Pentagon spokesman James Gregory wouldn’t confirm the number of prisoners the U.S. has sent to Bosaso, only that it has handed over prisoners, “back over to where they came from.” He said the U.S. is “returning them to their government, and their government takes them.”
Bosaso, along with other remote prisons around the world, is one of the less well-known and least-understood aspects of the war on terror. When President Barack Obama came into office, he expanded the scope of Central Intelligence Agency and military-drone operations in the Islamic world, while also taking steps to end America’s role in detaining suspects captured overseas in that war. He shut the remaining CIA black site prisons in Europe, and handed over high-value Iraqi detainees to the Iraqi courts. Guantanamo Bay no longer takes new inmates, though it continues to house prisoners who haven’t yet been transferred to other countries.

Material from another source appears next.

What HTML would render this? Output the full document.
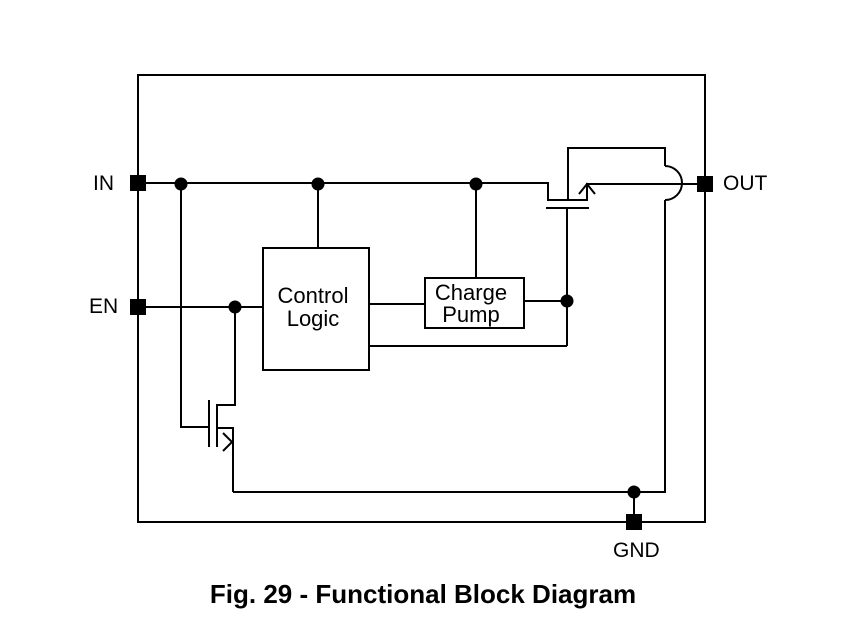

In practice, however, Obama’s plan to get America out of the international jailer business means that developing-world prisons have picked up the slack. A look inside the Bosaso prison provides a snapshot of what life is like in a post-Gitmo world. Many of the prisoners here are alleged pirates, captured in the coastal Somali towns that have become breeding grounds for international piracy. Others are suspected Islamic insurgents of al-Shabab, a group affiliated with al Qaeda.